RECORDS TO USE =>
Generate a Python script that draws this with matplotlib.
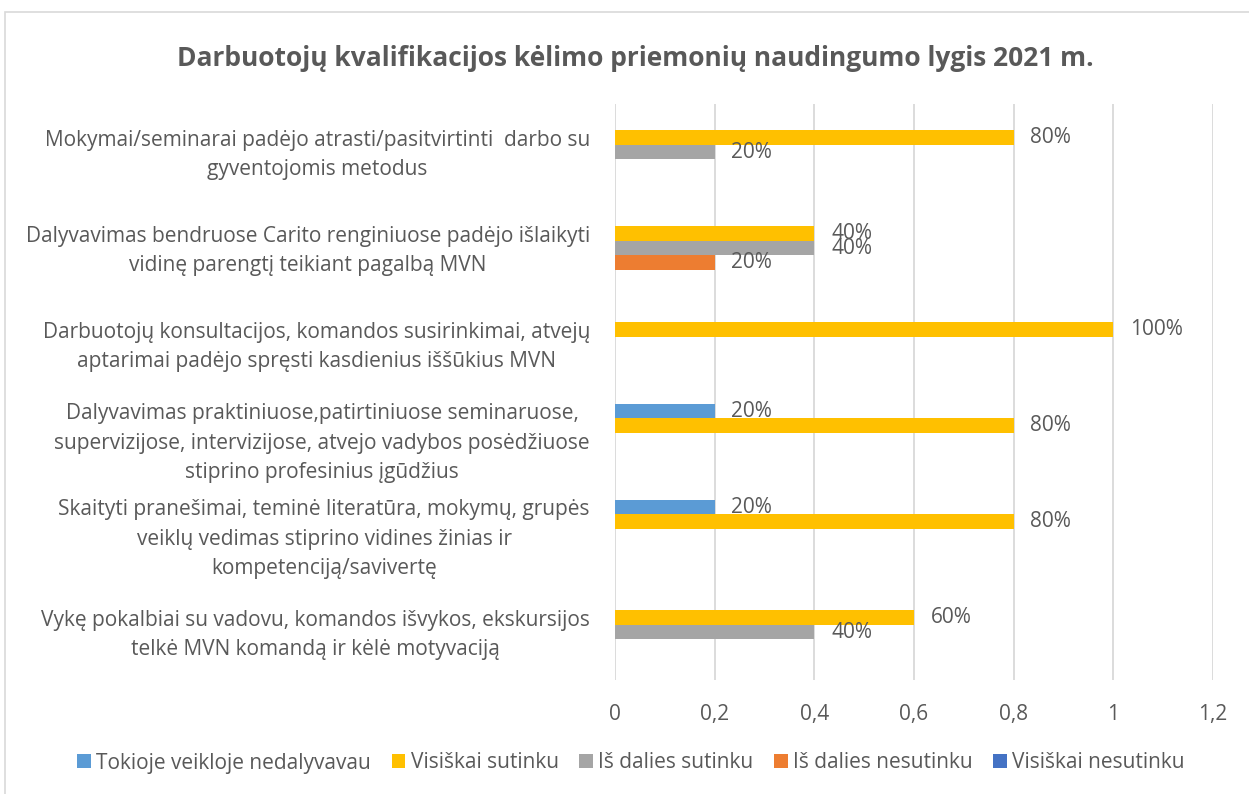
import numpy as np
import matplotlib.pyplot as plt
from matplotlib.patches import Patch, Rectangle
from matplotlib.ticker import FuncFormatter
from matplotlib.transforms import ScaledTranslation

plt.rcParams['font.family'] = ['Open Sans', 'DejaVu Sans']

categories = [
    "Mokymai/seminarai padėjo atrasti/pasitvirtinti  darbo su\ngyventojomis metodus",
    "Dalyvavimas bendruose Carito renginiuose padėjo išlaikyti\nvidinę parengtį teikiant pagalbą MVN",
    "Darbuotojų konsultacijos, komandos susirinkimai, atvejų\naptarimai padėjo spręsti kasdienius iššūkius MVN",
    "Dalyvavimas praktiniuose,patirtiniuose seminaruose,\nsupervizijose, intervizijose, atvejo vadybos posėdžiuose\nstiprino profesinius įgūdžius",
    "Skaityti pranešimai, teminė literatūra, mokymų, grupės\nveiklų vedimas stiprino vidines žinias ir\nkompetenciją/savivertę",
    "Vykę pokalbiai su vadovu, komandos išvykos, ekskursijos\ntelkė MVN komandą ir kėlė motyvaciją",
]

series_names = ["Tokioje veikloje nedalyvavau", "Visiškai sutinku", "Iš dalies sutinku",
                "Iš dalies nesutinku", "Visiškai nesutinku"]
nedalyvavau = [0, 0, 0, 0.2, 0.2, 0]
visiskai_sutinku = [0.8, 0.4, 1.0, 0.8, 0.8, 0.6]
is_dalies_sutinku = [0.2, 0.4, 0, 0, 0, 0.4]
is_dalies_nesutinku = [0, 0.2, 0, 0, 0, 0]
visiskai_nesutinku = [0, 0, 0, 0, 0, 0]
series_values = [nedalyvavau, visiskai_sutinku, is_dalies_sutinku, is_dalies_nesutinku, visiskai_nesutinku]
colors = ["#5B9BD5", "#FFC000", "#A5A5A5", "#ED7D31", "#4472C4"]

TEXT = "#595959"
FS = 15

fig = plt.figure(figsize=(12.49, 7.94), dpi=100)
# chart border like Excel
fig.patches.append(Rectangle((5 / 1249, -0.05), 1.2, 1 - 12 / 794 + 0.05, transform=fig.transFigure,
                             fill=False, edgecolor="#D9D9D9", linewidth=1.2))

ax = fig.add_axes([615 / 1249, 1 - 680 / 794, (1213 - 615) / 1249, 576 / 794])

y = np.arange(len(categories))
h = 0.151
for k, (vals, col) in enumerate(zip(series_values, colors)):
    pos = y + (k - 2) * h
    ax.barh(pos, vals, height=h, color=col, zorder=3)
    for p, v in zip(pos, vals):
        if v > 0:
            ax.annotate(f"{v * 100:.0f}%", (v, p), xytext=(12, 0), textcoords="offset points",
                        ha="left", va="center", fontsize=FS, color=TEXT)

ax.set_xlim(0, 1.2)
ax.set_ylim(len(categories) - 0.5, -0.5)
ax.set_xticks(np.arange(0, 1.21, 0.2))
ax.xaxis.set_major_formatter(FuncFormatter(lambda v, _: "0" if v == 0 else f"{v:.1f}".replace(".", ",").replace(",0", "")))
ax.set_yticks(y)
ax.set_yticklabels(categories, multialignment="center", linespacing=1.52)
ax.tick_params(axis="both", length=0, labelsize=FS, labelcolor=TEXT)
ax.tick_params(axis="y", pad=18)
ax.tick_params(axis="x", pad=17)
# nudge category labels up a little
shift = ScaledTranslation(0, 3.5 / 100, fig.dpi_scale_trans)
for lab in ax.get_yticklabels():
    lab.set_transform(lab.get_transform() + shift)
ax.grid(axis="x", color="#D9D9D9", linewidth=1.3, zorder=0)
for s in ax.spines.values():
    s.set_visible(False)

fig.text(635 / 1249, 1 - 58 / 794, "Darbuotojų kvalifikacijos kėlimo priemonių naudingumo lygis 2021 m.",
         ha="center", va="center", fontsize=19, fontweight="bold", color=TEXT)

handles = [Patch(facecolor=c, edgecolor="none") for c in colors]
fig.legend(handles, series_names, loc="center", bbox_to_anchor=(631 / 1249, 1 - 763 / 794), ncol=5,
           frameon=False, fontsize=FS, labelcolor=TEXT, handlelength=0.65, handleheight=0.65,
           handletextpad=0.25, columnspacing=1.0)

fig.savefig("out.png", dpi=100)
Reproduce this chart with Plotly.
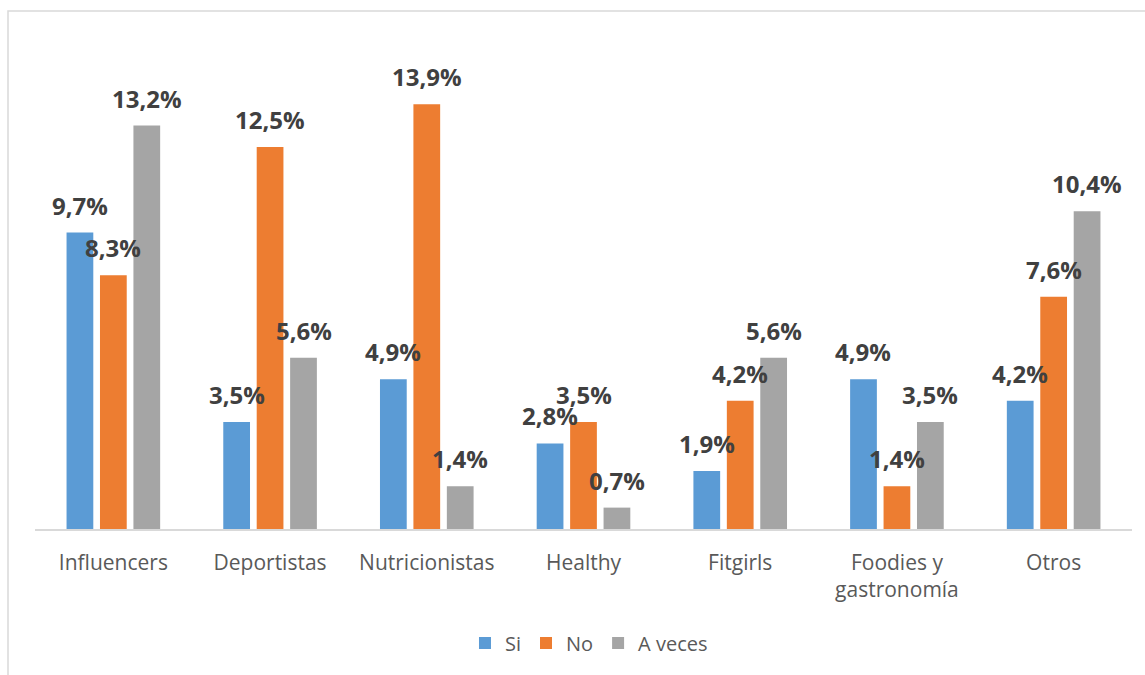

SHORT TASK => Stop after the line containing "plt.rcParams['font.family'] = ['Open": copy the records exactly from the first line up to there, leaving pictures out.

THE REPLY =>
Generate a Python script that draws this with matplotlib.
import numpy as np
import matplotlib.pyplot as plt
from matplotlib.patches import Patch, Rectangle
from matplotlib.ticker import FuncFormatter
from matplotlib.transforms import ScaledTranslation

plt.rcParams['font.family'] = ['Open Sans', 'DejaVu Sans']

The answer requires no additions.